Un groupe international de scientifiques a identifié un écosystème prospère dans l'un des environnements les plus extrêmes de la Terre : le lac Enigma, situé dans les contreforts nord de la Terre de Victoria, en Antarctique. Ce lac, recouvert par 14 mètres de glace permanente, a révélé un vaste corps d'eau liquide abritant un écosystème microbien jusqu'alors inconnu.
Découvert en 1989 et initialement considéré comme complètement gelé, le lac Enigma émerge comme un trésor caché sous des couches de glace.

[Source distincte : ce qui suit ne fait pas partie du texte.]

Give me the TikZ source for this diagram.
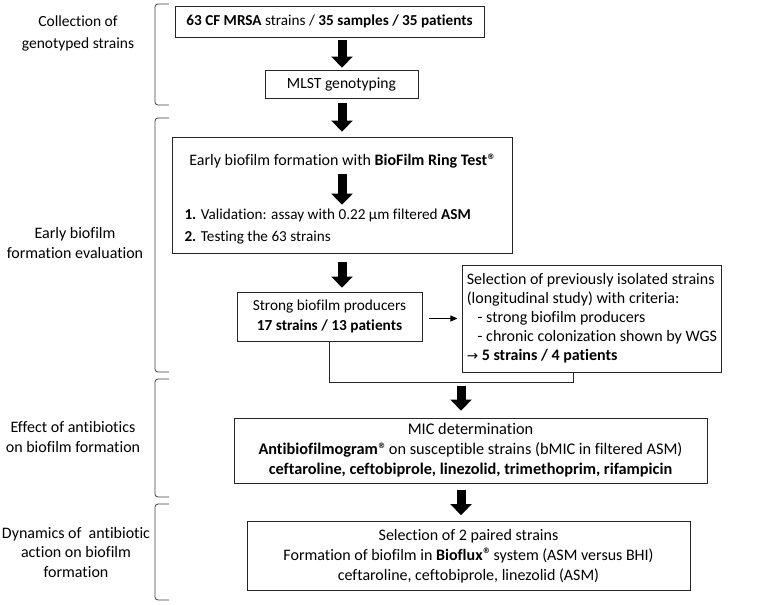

De nouvelles recherches menées entre novembre 2019 et janvier 2020 ont confirmé, grâce à des études radar, la présence d'eau liquide stratifiée sous sa surface.
Le projet, financé par le Programme national de recherche antarctique, a permis aux scientifiques de forer à travers la couche de glace épaisse et d'utiliser des caméras sous-marines pour explorer l'écosystème du plan d'eau. Ces techniques avancées ont révélé un environnement surprenant, riche en formes de vie adaptées à l'isolement, redéfinissant les connaissances sur l'habitabilité dans des conditions extrêmes.
Parmi les découvertes notables figure la présence de Patescibacteria — des bactéries ultra-petites identifiées par analyse ADN dans des échantillons d'eau. Ce groupe microbien n'avait jamais été enregistré dans des environnements subglaciaires. De plus, les chercheurs ont documenté des tapis microbiens uniques : des films coloniaux allant jusqu'à 40 centimètres de hauteur et 60 centimètres de diamètre, mettant en évidence la diversité de la vie dans ce lac.
Il est intéressant de noter que les cyanobactéries, courantes dans d'autres environnements antarctiques, sont presque absentes dans la colonne d'eau et la glace du lac Enigma, bien qu'elles soient présentes dans les tapis microbiens au fond. Cela ajoute un niveau de complexité à l'écosystème, qui pourrait inclure des relations symbiotiques ou prédatrices au sein de sa chaîne alimentaire.
Cette découverte a non seulement des implications pour comprendre les extrêmes de la vie sur Terre, mais pourrait également être clé dans la recherche de la vie sur d'autres mondes. Des environnements similaires pourraient exister sur des lunes glacées comme Europe de Jupiter ou Encelade de Saturne, où l'on pense que des océans souterrains pourraient abriter des microorganismes.
“Nos découvertes offrent une fenêtre fascinante sur la manière dont la vie persiste dans des conditions extrêmes,” a commenté Stefano Urbini, coordinateur du projet à l'Institut national de géophysique et de volcanologie (INGV). “Elles offrent également un modèle pour comprendre les écosystèmes extraterrestres potentiels.”